No visa problems this year
Last year’s WOMAD story was about visa problems and cancellations. This year has proved free of that and WOMAD director Chris Smith thinks that last year’s publicity could have helped that. But, he adds gloomily, “the way things are going it looks like it will be next year when things really kick in.”
WOMAD is always a fantastic mixture of the known and the unknown. Bands who are familiar and those who are exciting new discoveries. Friday started with a band who are already good friends, Canzoniere Grecanico Salentino, from Puglia in Italy, who won a Songlines Music Award last year.
Lopa Kothari had the tricky job of replacing Alan James as MC on the main Open Air stage. Alan had introduced the bands there for years, but sadly died earlier this ear. “He was a man of great style, and he had a fantastic collection of hats. Give it up for Alan,” said Lopa as she popped a stylish hat that also doubled up as a fan on her head in tribute.

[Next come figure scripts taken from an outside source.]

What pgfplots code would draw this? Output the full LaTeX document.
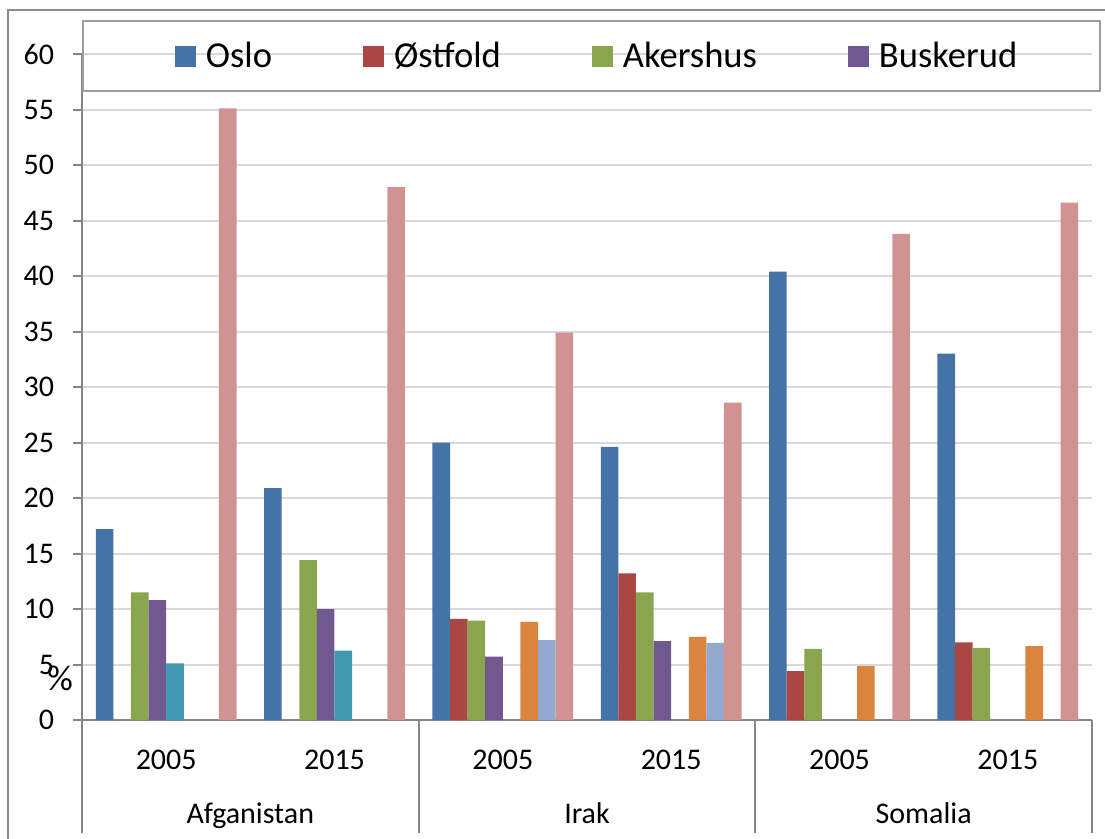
\documentclass[border=0pt]{standalone}
\usepackage{fontspec}
\setmainfont{Carlito}
\usepackage{pgfplots}
\pgfplotsset{compat=1.18}

\definecolor{cOslo}{HTML}{4572A7}
\definecolor{cOstfold}{HTML}{AA4643}
\definecolor{cAkershus}{HTML}{89A54E}
\definecolor{cBuskerud}{HTML}{71588F}
\definecolor{cTeal}{HTML}{4198AF}
\definecolor{cOrange}{HTML}{DB843D}
\definecolor{cLightblue}{HTML}{93A9CF}
\definecolor{cPink}{HTML}{D19392}
\definecolor{axisgray}{HTML}{868686}
\definecolor{gridgray}{HTML}{D9D9D9}
\definecolor{framegray}{HTML}{8C8C8C}

\begin{document}
\begin{tikzpicture}
\path[use as bounding box] (-41bp,-59.5bp) rectangle (511.5bp,360bp);
% outer chart frame (only top and left edges are visible)
\draw[framegray, line width=1bp] (-37bp,-59.5bp) -- (-37bp,355bp) -- (511.5bp,355bp);
\begin{axis}[
    scale only axis,
    width=505bp,
    height=333bp,
    clip=false,
    xmin=0.5, xmax=6.5,
    ymin=0, ymax=60,
    ybar=0pt,
    bar width=8.8bp,
    axis lines*=left,
    axis line style={axisgray, line width=1bp},
    ytick={0,5,...,60},
    ymajorgrids,
    grid style={gridgray, line width=1bp},
    tick align=outside,
    major tick length=4.5bp,
    ytick style={axisgray, line width=1bp},
    xtick={1,...,6},
    xticklabels={2005,2015,2005,2015,2005,2015},
    xtick style={draw=none},
    tick label style={font=\fontsize{15bp}{17bp}\selectfont},
    xticklabel style={anchor=center, yshift=-15.5bp},
    yticklabel style={anchor=east, xshift=-6bp},
    /pgf/number format/assume math mode=true,
    legend entries={Oslo,Østfold,Akershus,Buskerud},
    legend columns=4,
    legend style={at={(0.511,0.997)}, anchor=center, draw=none, fill=none,
        font=\fontsize{18.3bp}{21bp}\selectfont,
        /tikz/every even column/.append style={column sep=43.5bp}},
    legend image code/.code={\fill[#1] (0bp,-5.25bp) rectangle (10.5bp,5.25bp); \path (13.5bp,0bp);},
]
\addplot[fill=cOslo, draw=none] coordinates {(1,17.2) (2,20.9) (3,25.0) (4,24.6) (5,40.4) (6,33.0)};
\addplot[fill=cOstfold, draw=none] coordinates {(3,9.1) (4,13.2) (5,4.4) (6,7.0)};
\addplot[fill=cAkershus, draw=none] coordinates {(1,11.5) (2,14.4) (3,8.95) (4,11.5) (5,6.4) (6,6.5)};
\addplot[fill=cBuskerud, draw=none] coordinates {(1,10.8) (2,10.0) (3,5.7) (4,7.1)};
\addplot[fill=cTeal, draw=none] coordinates {(1,5.1) (2,6.25)};
\addplot[fill=cOrange, draw=none] coordinates {(3,8.85) (4,7.5) (5,4.85) (6,6.65)};
\addplot[fill=cLightblue, draw=none] coordinates {(3,7.2) (4,6.95)};
\addplot[fill=cPink, draw=none] coordinates {(1,55.1) (2,48.0) (3,34.9) (4,28.6) (5,43.8) (6,46.6)};

% category separators and country labels
\foreach \s in {0.5,2.5,4.5,6.5} {
  \edef\temp{\noexpand\draw[axisgray, line width=1bp] (axis cs:\s,0) -- ([yshift=-56.5bp]axis cs:\s,0);}
  \temp
}
\node[font=\fontsize{15bp}{17bp}\selectfont, anchor=base, yshift=-51.5bp] at (axis cs:1.5,0) {Afganistan};
\node[font=\fontsize{15bp}{17bp}\selectfont, anchor=base, yshift=-51.5bp] at (axis cs:3.5,0) {Irak};
\node[font=\fontsize{15bp}{17bp}\selectfont, anchor=base, yshift=-51.5bp] at (axis cs:5.5,0) {Somalia};
\node[font=\fontsize{18bp}{20bp}\selectfont] at (rel axis cs:0,0) [xshift=-11bp, yshift=21bp] {\%};
\end{axis}
% legend frame
\draw[axisgray!80, line width=1bp] (0.35bp,314.5bp) rectangle (509bp,349.5bp);
\end{tikzpicture}
\end{document}
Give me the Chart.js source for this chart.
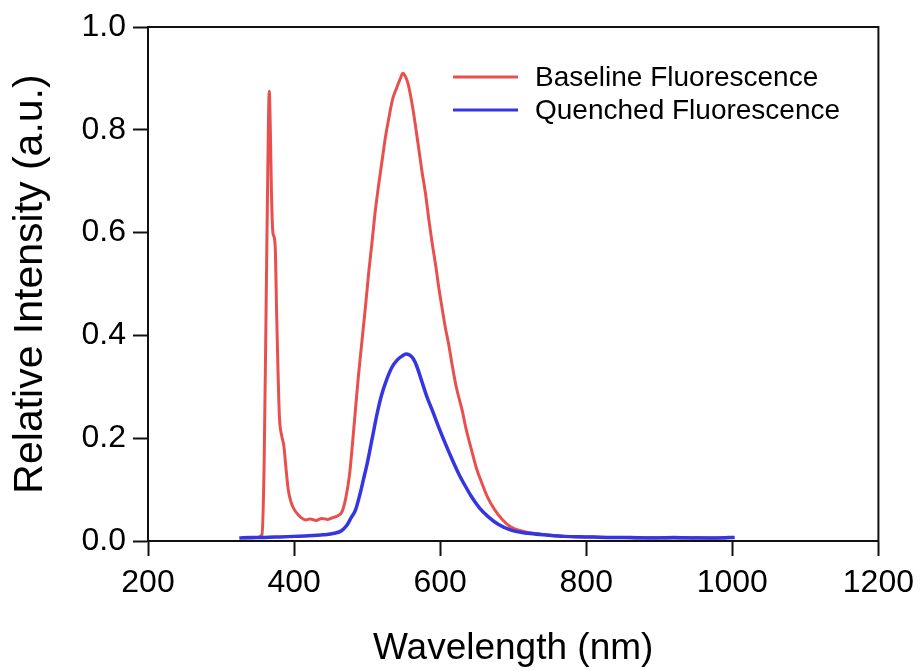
<!DOCTYPE html>
<html>
<head>
<meta charset="utf-8">
<script src="https://cdn.jsdelivr.net/npm/chart.js@4.4.1/dist/chart.umd.min.js"></script>
<style>
  html, body { margin: 0; padding: 0; background: #ffffff; }
  #wrap { width: 922px; height: 671px; position: relative; }
</style>
</head>
<body>
<div id="wrap"><canvas id="c" width="922" height="671"></canvas></div>
<script>
// ---- Data ----
const seriesNames = ['Baseline Fluorescence', 'Quenched Fluorescence'];

const baselineWavelength = [330, 340, 350, 356, 359, 362, 364, 366, 367.5, 369, 371, 373, 374.5, 376, 378, 380, 383, 386, 389, 392, 396, 400, 405, 410, 416, 422, 430, 438, 446, 454, 460, 466, 471, 476, 480, 484, 488, 493, 498, 502, 507, 511, 516, 521, 525, 530, 535, 540, 545, 549, 552, 556, 561, 566, 571, 575, 580, 585, 589, 594, 598, 603, 607, 612, 616, 622, 630, 636, 643, 650, 657, 665, 675, 685, 697, 710, 722, 734, 750, 770, 790, 810, 830, 850, 870, 890, 910, 930, 950, 970, 990, 1003];
const baselineIntensity = [0.006, 0.006, 0.007, 0.012, 0.15, 0.49, 0.72, 0.875, 0.80, 0.68, 0.60, 0.59, 0.56, 0.45, 0.33, 0.24, 0.205, 0.185, 0.14, 0.10, 0.075, 0.062, 0.052, 0.045, 0.041, 0.043, 0.040, 0.044, 0.042, 0.046, 0.049, 0.058, 0.085, 0.13, 0.19, 0.255, 0.32, 0.39, 0.46, 0.52, 0.585, 0.64, 0.695, 0.745, 0.785, 0.825, 0.86, 0.88, 0.898, 0.91, 0.905, 0.89, 0.855, 0.81, 0.76, 0.72, 0.675, 0.62, 0.58, 0.535, 0.494, 0.45, 0.416, 0.38, 0.346, 0.30, 0.255, 0.215, 0.177, 0.14, 0.113, 0.085, 0.06, 0.042, 0.027, 0.020, 0.016, 0.014, 0.011, 0.009, 0.008, 0.008, 0.007, 0.007, 0.006, 0.007, 0.006, 0.006, 0.007, 0.006, 0.006, 0.007];

const quenchedWavelength = [325, 340, 360, 380, 400, 420, 440, 455, 465, 472, 478, 484, 490, 495, 500, 507, 514, 520, 527, 534, 541, 548, 553, 558, 563, 568, 575, 582, 589, 597, 607, 616, 625, 634, 643, 654, 666, 680, 697, 720, 743, 770, 800, 830, 860, 890, 920, 950, 980, 1003];
const quenchedIntensity = [0.006, 0.007, 0.007, 0.008, 0.009, 0.010, 0.012, 0.015, 0.020, 0.030, 0.045, 0.060, 0.090, 0.120, 0.150, 0.200, 0.250, 0.285, 0.315, 0.338, 0.352, 0.360, 0.364, 0.362, 0.355, 0.340, 0.310, 0.280, 0.255, 0.225, 0.190, 0.160, 0.132, 0.108, 0.086, 0.064, 0.047, 0.032, 0.021, 0.015, 0.012, 0.009, 0.008, 0.007, 0.007, 0.006, 0.007, 0.006, 0.006, 0.007];

const xTickValues = [200, 400, 600, 800, 1000, 1200];
const yTickValues = [0.0, 0.2, 0.4, 0.6, 0.8, 1.0];

const axisTitleX = 'Wavelength (nm)';
const axisTitleY = 'Relative Intensity (a.u.)';

// ---- Chart ----
const FONT = "'Liberation Sans', Arial, Helvetica, sans-serif";
const RED = '#e8504e';
const BLUE = '#3535e4';

function toPoints(xs, ys) { return xs.map((x, i) => ({ x: x, y: ys[i] })); }

const framePlugin = {
  id: 'frame',
  afterDatasetsDraw(chart) {
    const { ctx, chartArea: a } = chart;
    ctx.save();
    ctx.strokeStyle = '#111';
    ctx.lineWidth = 2;
    ctx.strokeRect(a.left, a.top, a.right - a.left, a.bottom - a.top);
    ctx.restore();
  }
};

const legendPlugin = {
  id: 'insideLegend',
  afterDraw(chart) {
    const { ctx, chartArea: a } = chart;
    const ds = chart.data.datasets;
    ctx.save();
    ctx.font = '28px ' + FONT;
    ctx.textBaseline = 'middle';
    ctx.fillStyle = '#000';
    const lineX0 = a.left + 305, lineX1 = a.left + 370, textX = a.left + 387;
    ds.forEach((d, i) => {
      const y = a.top + 50 + i * 33;
      ctx.strokeStyle = d.borderColor;
      ctx.lineWidth = 3;
      ctx.beginPath();
      ctx.moveTo(lineX0, y);
      ctx.lineTo(lineX1, y);
      ctx.stroke();
      ctx.fillText(d.label, textX, y + 1);
    });
    ctx.restore();
  }
};

new Chart(document.getElementById('c'), {
  type: 'line',
  data: {
    datasets: [
      {
        label: seriesNames[0],
        data: toPoints(baselineWavelength, baselineIntensity),
        borderColor: RED,
        borderWidth: 3,
        pointRadius: 0,
        tension: 0,
        cubicInterpolationMode: 'monotone',
        order: 1
      },
      {
        label: seriesNames[1],
        data: toPoints(quenchedWavelength, quenchedIntensity),
        borderColor: BLUE,
        borderWidth: 3.5,
        pointRadius: 0,
        tension: 0,
        cubicInterpolationMode: 'monotone',
        order: 0
      }
    ]
  },
  options: {
    responsive: false,
    animation: false,
    devicePixelRatio: 1,
    layout: { padding: { top: 27, right: 40, bottom: 0, left: 0 } },
    plugins: { legend: { display: false }, tooltip: { enabled: false } },
    scales: {
      x: {
        type: 'linear',
        min: 200,
        max: 1200,
        afterBuildTicks: (s) => { s.ticks = xTickValues.map(v => ({ value: v })); },
        afterFit: (s) => { s.height = 130; },
        grid: { drawOnChartArea: false, drawTicks: true, tickLength: 15, color: '#111', tickWidth: 2 },
        border: { display: true, color: '#111', width: 2 },
        ticks: { color: '#000', font: { family: FONT, size: 32 }, padding: 8, maxRotation: 0,
                 callback: (v) => String(v) },
        title: { display: true, text: axisTitleX, color: '#000', font: { family: FONT, size: 37 },
                 padding: { top: 0, bottom: 0 } }
      },
      y: {
        type: 'linear',
        min: 0,
        max: 1,
        afterBuildTicks: (s) => { s.ticks = yTickValues.map(v => ({ value: v })); },
        afterFit: (s) => { s.width = 148; },
        grid: { drawOnChartArea: false, drawTicks: true, tickLength: 15, color: '#111', tickWidth: 2 },
        border: { display: true, color: '#111', width: 2 },
        ticks: { color: '#000', font: { family: FONT, size: 32 }, padding: 7,
                 callback: (v) => Number(v).toFixed(1) },
        title: { display: true, text: axisTitleY, color: '#000', font: { family: FONT, size: 41 },
                 padding: { top: 6, bottom: 0 } }
      }
    }
  },
  plugins: [framePlugin, legendPlugin]
});
</script>
</body>
</html>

Canzoniere began with powerful a capella vocals, but with the beat of their tambourine-like drum launched into a pizzica dance. Pizzica is like traditional Italian rap, but accompanied by violin, accordion and special rock’n’roll guest Justin Adams on electric guitar. But most eye-catching was dancer Silvia Perrone, turning with a rope in a vibrant red dress. “This is the most beautiful festival in the world,” said their violinist Mauro, “with no borders and no fear.” There was ecstatic applause. They are back at the BBC Proms on September 4.
Jojo Abot, from Ghana/New York was a new name for me. Dressed in a tall headdress, red glasses and what might be described as an African superhero outfit with a red cloak, she was all style over content. She sang and played tenor drums with a backing track, a kit drummer and two female backing singers and dancers in red fright wigs. A nice show but musically minimal.
Such a contrast to Anandi Bhattacharya, who was curiously attired in what looked like a wedding dress, but whose music was so gloriously rich. There were sound problems on stage – one of the problems when you have real musicians with tricky instruments like slide guitar, tabla and vocals – but, the daughter of guitarist Debashish Bhattacharya, she is a superb new talent and the audience absolutely got the magic.
I really wanted to like Les Filles de Illighadad, a quartet of Touareg ladies from a village in Niger of that name wielding electric guitars. I hoped for a female Tamikrest or Tinariwen, but the music never took off. A mushy guitar sound and a leaden beat. None of those camel-gait Touareg rhythms.
The nice surprises were Ustad Saami, a singer from Pakistan singing a qawwali-like devotional music called surti. In an intimate performance his high, delicate vocals are reinforced by his hand moments outlining his vocal lines. Its intensity was entrancing. And Norwegian Sámi singer Marja Mortensson performing very personal joiks of her family members. The gutteral style of her singing was brilliantly reinforced by the curious backing of drum-kit and tuba.
The evening highlight, though, was Ziggy Marley. I’ve never been much of a reggae fan, but his words were clear and his messages urgent in a song like ‘Fake Leaders’ which seems all too apposite now. There was a wonderful feeling of solidarity in the huge crowd and you felt music might even be able to change something after all.